読書感想文【ボッコちゃん】星 新一

道尾秀介の「水の柩」を読むと書いてからすでに約5か月。
忙しさにかまけ、競馬ゲームにかまけ、ようやく第6次くらいの読書ブームがひたひたと私に押し寄せている。

くそが付く程忙しい中での現実逃避的な読書だと自覚しながらも、どうせ読んだなら感想の一つでももう一度書いてみようと思い書くことにした。

感想文の構成すら忘れてしまったので、気に入った短編を羅列・感想を書いていきます。



・印象的だった話1.「ボッコちゃん」

現代で言うなら、精巧なマネキンに異性に思わせぶり風な返答をするAIを積んだロボットがボッコちゃん。
その存在は、男性の異性に求める姿形が分類可能で、形式化できてしまうだろう。というちょっとした現実と、ボッコちゃんの様な理想が体現されているのならば、もはや異性の存在はロボットだろうと構わないのではと思えてしまう、ちょっとしたリアリティも含んだ怖さが面白い。

物語が書かれた当時は空想だったものが、現代では理想の会話はチャットGPTでも再現可能だろうし、理想の容姿はAIの画像生成で何とかなる。

男の望む理想は当時からそれほどズレることなく、現代では機械で代用可能であるのかもしれない。

近い未来ボッコちゃんの様な機械さえいれば人類は充足するだろう。
煩わしい駆け引きや、しがらみや、不安を抱えなくて済む。

人類がいきつく先は、完全ランダムに選ばれた卵子と精子によって生まれた生命を、ランダムな成人に養子縁組させて育てさせる。
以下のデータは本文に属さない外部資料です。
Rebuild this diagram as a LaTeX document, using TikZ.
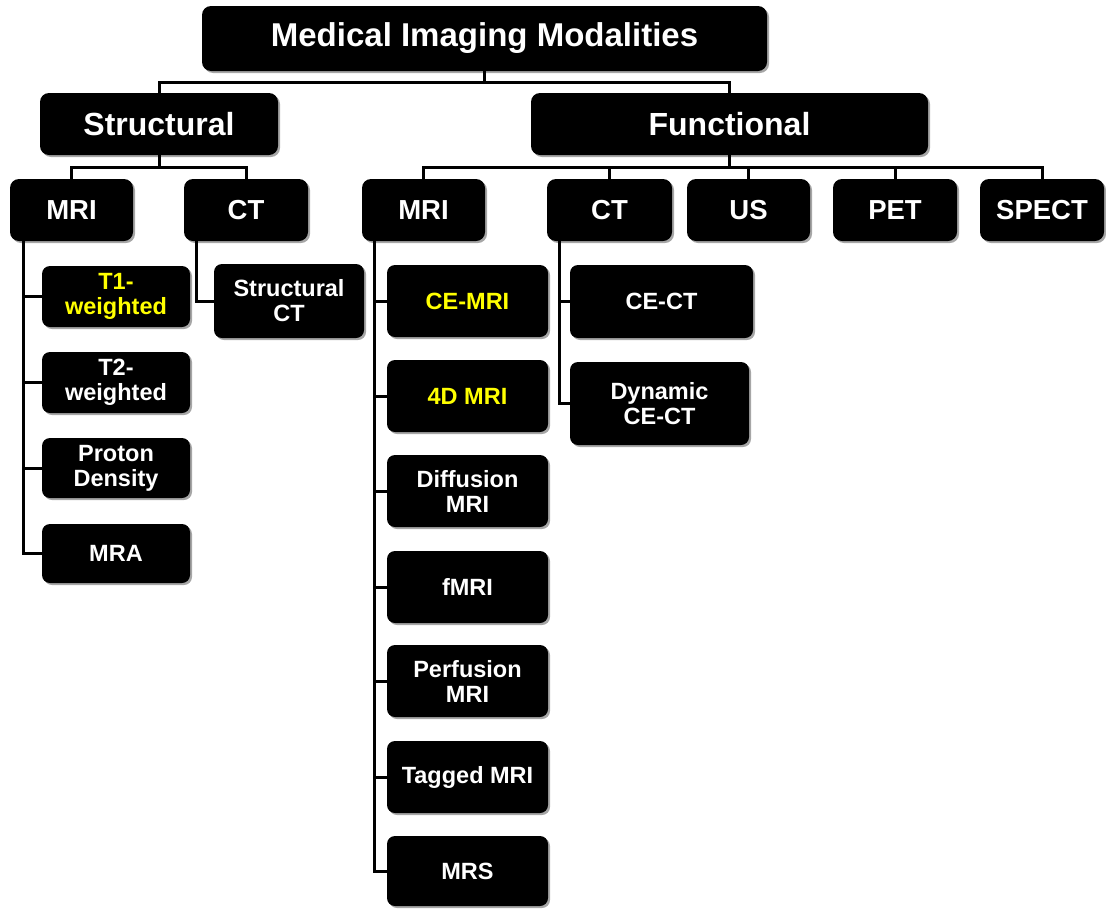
\documentclass[tikz,border=0pt]{standalone}
\usepackage{fontspec}
\setmainfont{Liberation Sans}
\usetikzlibrary{shadows}
\begin{document}
\begin{tikzpicture}[x=1pt,y=-1pt,
  nbox/.style={fill=black, rounded corners=9pt, inner sep=0pt, align=center,
    text=white, font=\bfseries,
    drop shadow={shadow xshift=2pt, shadow yshift=-2pt, fill=black!35, opacity=1}},
  top/.style={nbox, font=\fontsize{33}{36}\selectfont\bfseries},
  lvlone/.style={nbox, font=\fontsize{32}{34}\selectfont\bfseries},
  lvltwo/.style={nbox, font=\fontsize{27.5}{30}\selectfont\bfseries},
  leaf/.style={nbox, rounded corners=8pt, font=\fontsize{23.5}{25}\selectfont\bfseries},
  hl/.style={text={rgb,255:red,255;green,255;blue,0}},
  conn/.style={line width=3pt, line join=miter}
]
\useasboundingbox (0,0) rectangle (1106,908);

% nodes
\node[top, minimum width=565pt, minimum height=65pt] (root) at (484.5,38.5) {Medical Imaging Modalities};
\node[lvlone, minimum width=238pt, minimum height=62pt] (struct) at (159,124) {Structural};
\node[lvlone, minimum width=397pt, minimum height=62pt] (func) at (729.5,124) {Functional};

\node[lvltwo, minimum width=123pt, minimum height=62pt] (smri) at (71.5,210) {MRI};
\node[lvltwo, minimum width=124pt, minimum height=62pt] (sct) at (246,210) {CT};
\node[lvltwo, minimum width=123pt, minimum height=62pt] (fmri) at (423.5,210) {MRI};
\node[lvltwo, minimum width=125pt, minimum height=62pt] (fct) at (609.5,210) {CT};
\node[lvltwo, minimum width=123pt, minimum height=62pt] (us) at (748.5,210) {US};
\node[lvltwo, minimum width=124pt, minimum height=62pt] (pet) at (895,210) {PET};
\node[lvltwo, minimum width=124pt, minimum height=62pt] (spect) at (1042,210) {SPECT};

% structural MRI children
\node[leaf, hl, minimum width=148pt, minimum height=61pt] (t1) at (116,296.5) {T1-\\weighted};
\node[leaf, minimum width=148pt, minimum height=61pt] (t2) at (116,382.5) {T2-\\weighted};
\node[leaf, minimum width=148pt, minimum height=60pt] (pd) at (116,468) {Proton\\Density};
\node[leaf, minimum width=148pt, minimum height=59pt] (mra) at (116,553.5) {MRA};

% structural CT child
\node[leaf, minimum width=150pt, minimum height=74pt] (sctc) at (289,301) {Structural\\CT};

% functional MRI children
\node[leaf, hl, minimum width=161pt, minimum height=72pt] (cemri) at (467.5,301) {CE-MRI};
\node[leaf, hl, minimum width=161pt, minimum height=72pt] (fdmri) at (467.5,396) {4D MRI};
\node[leaf, minimum width=161pt, minimum height=72pt] (dmri) at (467.5,491) {Diffusion\\MRI};
\node[leaf, minimum width=161pt, minimum height=72pt] (fm) at (467.5,587) {fMRI};
\node[leaf, minimum width=161pt, minimum height=72pt] (pmri) at (467.5,681) {Perfusion\\MRI};
\node[leaf, minimum width=161pt, minimum height=72pt] (tmri) at (467.5,777) {Tagged MRI};
\node[leaf, minimum width=161pt, minimum height=70pt] (mrs) at (467.5,871) {MRS};

% functional CT children
\node[leaf, minimum width=183pt, minimum height=73pt] (cect) at (661.5,301.5) {CE-CT};
\node[leaf, minimum width=179pt, minimum height=83pt] (dcect) at (659.5,403.5) {Dynamic\\CE-CT};

% connectors
\draw[conn] (root.south) -- ++(0,11) -| (struct.north);
\draw[conn] (root.south) -- ++(0,11) -| (func.north);

\draw[conn] (struct.south) -- ++(0,12) -| (smri.north);
\draw[conn] (struct.south) -- ++(0,12) -| (sct.north);

\foreach \c in {fmri,fct,us,pet,spect}
  \draw[conn] (func.south) -- ++(0,12) -| (\c.north);

\foreach \c in {t1,t2,pd,mra}
  \draw[conn] ([xshift=13.5pt]smri.south west) |- (\c.west);

\draw[conn] ([xshift=13pt]sct.south west) |- (sctc.west);

\foreach \c in {cemri,fdmri,dmri,fm,pmri,tmri,mrs}
  \draw[conn] ([xshift=13pt]fmri.south west) |- (\c.west);

\foreach \c in {cect,dcect}
  \draw[conn] ([xshift=13pt]fct.south west) |- (\c.west);
\end{tikzpicture}
\end{document}
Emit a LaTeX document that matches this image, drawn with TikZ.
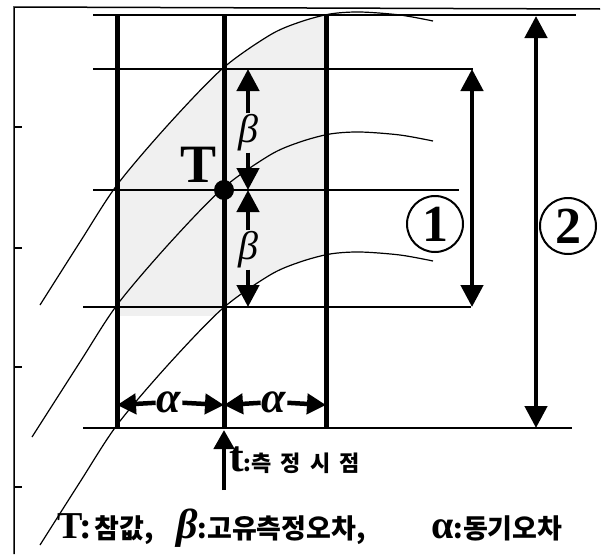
\documentclass[tikz,border=0pt]{standalone}
\usepackage{fontspec}
\setmainfont{Liberation Serif}
\newfontfamily\kr{Noto Sans CJK KR}
\usetikzlibrary{arrows.meta}
\newcommand{\kgap}{\hspace{9pt}}
\begin{document}
\begin{tikzpicture}[x=1pt,y=-1pt,
  frame/.style={line width=1.5pt},
  gridh/.style={line width=2pt},
  gridv/.style={line width=5pt},
  curve/.style={line width=1.2pt},
  arr/.style={line width=4.5pt,-{Triangle[length=22pt,width=22pt]}},
  sarr/.style={line width=4.5pt,-{Triangle[length=19pt,width=20pt]}},
  darr/.style={line width=4.5pt,{Triangle[length=22pt,width=22pt]}-{Triangle[length=22pt,width=22pt]}},
  lbl/.style={inner sep=1pt},
  circ/.style={circle,draw,line width=2pt,minimum size=56pt,inner sep=0pt}]
\useasboundingbox (0,0) rectangle (604,554);

% shading between curves
\begin{scope}
  \clip plot[smooth] coordinates {(40,305) (80,242) (117,185) (167,126) (222,69) (270,35) (300,22) (330,14) (360,12) (400,15) (433,21)} -- (433,600) -- (40,600) -- cycle;
  \clip plot[smooth] coordinates {(40,545) (80,482) (117,425) (167,366) (222,309) (270,275) (300,262) (330,254) (360,252) (400,255) (433,261)} -- (433,0) -- (40,0) -- cycle;
  \fill[black!6] (117,0) rectangle (326,316);
\end{scope}

% curves
\draw[curve] plot[smooth] coordinates {(40,305) (80,242) (117,185) (167,126) (222,69) (270,35) (300,22) (330,14) (360,12) (400,15) (433,21)};
\draw[curve] plot[smooth] coordinates {(32,437) (80,362) (117,305) (167,246) (222,189) (270,155) (300,142) (330,134) (360,132) (400,135) (433,141)};
\draw[curve] plot[smooth] coordinates {(40,545) (80,482) (117,425) (167,366) (222,309) (270,275) (300,262) (330,254) (360,252) (400,255) (433,261)};

% axis frame
\draw[frame] (14,554) -- (14,7) -- (600,9);
\foreach \yy in {127,248,367,487} \draw[frame] (14,\yy) -- (22,\yy);

% horizontal grid
\draw[gridh] (93,15) -- (576,15);
\draw[gridh] (93,69) -- (473,69);
\draw[gridh] (93,190) -- (459,190);
\draw[gridh] (83,307) -- (471,307);
\draw[gridh] (83,428) -- (572,428);

% vertical grid
\draw[gridv] (117,15) -- (117,428);
\draw[gridv] (224,15) -- (224,428);
\draw[gridv] (326,15) -- (326,428);

% T point
\node[circle,fill,inner sep=0pt,minimum size=20pt] (Tdot) at (224,190) {};
\node[anchor=base,inner sep=0pt] (Tl) at (199,182) {\bfseries\fontsize{54}{54}\selectfont T};

% beta arrows
\coordinate (b1t) at (248,69);
\coordinate (b1b) at (248,190);
\coordinate (b2t) at (248,190);
\coordinate (b2b) at (248,307);
\node[lbl] (b1) at (248,133) {\fontsize{40}{40}\selectfont\itshape β};
\node[lbl] (b2) at (248,250) {\fontsize{40}{40}\selectfont\itshape β};
\draw[arr] (b1) -- (b1t);
\draw[arr] (b1) -- (b1b);
\draw[arr] (b2) -- (b2t);
\draw[arr] (b2) -- (b2b);

% alpha arrows
\coordinate (a1l) at (117,405);
\coordinate (a1r) at (224,405);
\coordinate (a2l) at (224,405);
\coordinate (a2r) at (326,405);
\node[lbl] (a1) at (169,402) {\bfseries\itshape\fontsize{44}{44}\selectfont α};
\node[lbl] (a2) at (274,402) {\bfseries\itshape\fontsize{44}{44}\selectfont α};
\draw[sarr] (a1) -- (a1l);
\draw[sarr] (a1) -- (a1r);
\draw[sarr] (a2) -- (a2l);
\draw[sarr] (a2) -- (a2r);

% range arrows
\coordinate (r1t) at (472,69);
\coordinate (r1b) at (472,307);
\coordinate (r2t) at (536,16);
\coordinate (r2b) at (536,428);
\draw[darr] (r1t) -- (r1b);
\draw[darr] (r2t) -- (r2b);
\node[circ] (c1) at (435,224) {\bfseries\fontsize{52}{52}\selectfont 1};
\node[circ] (c2) at (568,226) {\bfseries\fontsize{52}{52}\selectfont 2};

% t arrow
\coordinate (tb) at (224,490);
\coordinate (tt) at (224,430);
\draw[sarr] (tb) -- (tt);
\node[anchor=base west,inner sep=0pt] (tl) at (229,471) {{\bfseries\fontsize{44}{44}\selectfont t}{\kr\bfseries\fontsize{22}{22}\selectfont :측\kgap 정\kgap 시\kgap 점}};

% legend
\node[anchor=base west,inner sep=0pt] (lg1) at (57,538) {{\bfseries\fontsize{38}{38}\selectfont T:} {\kr\bfseries\fontsize{27}{27}\selectfont 참값,}};
\node[anchor=base west,inner sep=0pt] (lg2) at (176,538) {{\bfseries\itshape\fontsize{42}{42}\selectfont β}{\kr\bfseries\fontsize{27}{27}\selectfont :고유측정오차,}};
\node[anchor=base west,inner sep=0pt] (lg3) at (431,538) {{\bfseries\fontsize{40}{40}\selectfont α}{\kr\bfseries\fontsize{27}{27}\selectfont :동기오차}};
\end{tikzpicture}
\end{document}
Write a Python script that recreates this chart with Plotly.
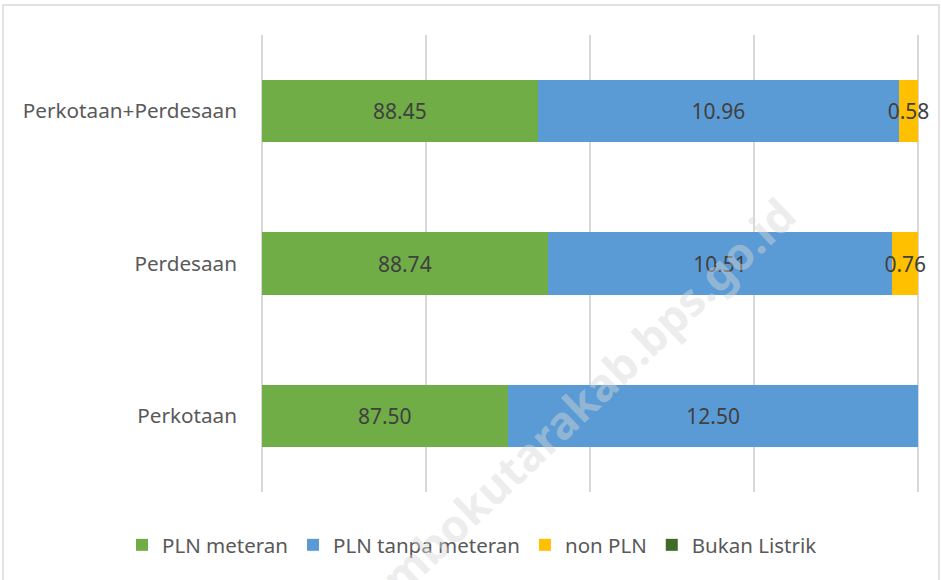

または、ロボットが育てる。

もうそんな法律が数十年後に出てきてもおかしくないのかもしれない。
ボッコちゃんが一般になった後の世界を想像してみるのも面白い。

・印象的だった話2.「おみやげ」

人類って阿保だよねってお話。
ゲレ星人がおいていった設計図で作った装置とは、現代に置き換えると何だろう。

人によってはX(twitter)かもしれないし、一昔前ならテレビだったかもしれない。人類の成長を遅くさせる装置。

もしかしたら民主主義かもしれないし、恋愛という行為かもしれない。まぁ合理的なことだけが全てではないし、馬鹿らしいものほど、興味を引く。

観測者としての視点で考えると、そもそも人類にとって何が良いことなのか。幸せになることなのか?ではその定義は?安全であることはどうか?安全の定義は?

まぁみんなそれぞれに立場があって全員の利益が等しく分配されることは無い。と思っていることすら観測者の目からすれば、浅はかなのかもしれない。

さてこの先どんな未来になるのやら。私たちは歩みを止め、人類の成長を鈍化させる装置に囲まれながら、先の未来をなんとなく憂いながら呑気に暮らす。

ゲレ星人の思う愚かな人類。それもまたいいんじゃないかと思う今日この頃。

・印象的だった話3.「冬きたりなば」

筒井康隆先生の短編集「くたばれPTA」でも似たような話があった気がする。広告の馬鹿らしさを皮肉った面白い作品だ。

星新一先生の皮肉はさらっとしていて、乾いている感じがする。
その皮肉は特定の人間性や、特定の何かに向けられているにはいるのだが、直接反感を買うでもない。

皮肉る相手との距離感がちょうどいい。毒々しくもなく、僻みっぽくもない。是非小中学生くらいの頃に読みたかった。

ブラックユーモアは日本では主流ではないかもしれないが、アメリカやイギリスなんかのスタンドアップのショーの笑いに通じる面白さがある。

まぁ現実で話しても、何やねんお前会話に冷や水かけるなよと言われそうなので、読んで満足しよう。

・印象的だった話4.「最後の地球人」

構成として一番好きな話だった。
現代に残るオーパーツや神話。理想の社会とその退廃。人類の愚かさ。を全部乗せにした、おなかいっぱい満足定食だ。

しっかりとシニカルで、オチも秀逸。
とにかく読んでいて痛快だった。

・最後に

先日テレビ番組で、窪塚陽介が演じた「処刑」という星新一のドラマがあったが、あれも面白かった。

こういうテイストは読んでいて面白い。

ただ、星新一の作品はその後の多くの作品に影響を与えすぎたのか。
読んでいる最中にオチが見えてしまうものも少なくない。

もっと純真なころに読みたかった。
ただ、一話一話が軽いので読書のリハビリにはもってこいだ。

第7次読書ブームの一冊目には星新一を読んでブームに火を付けようと思った。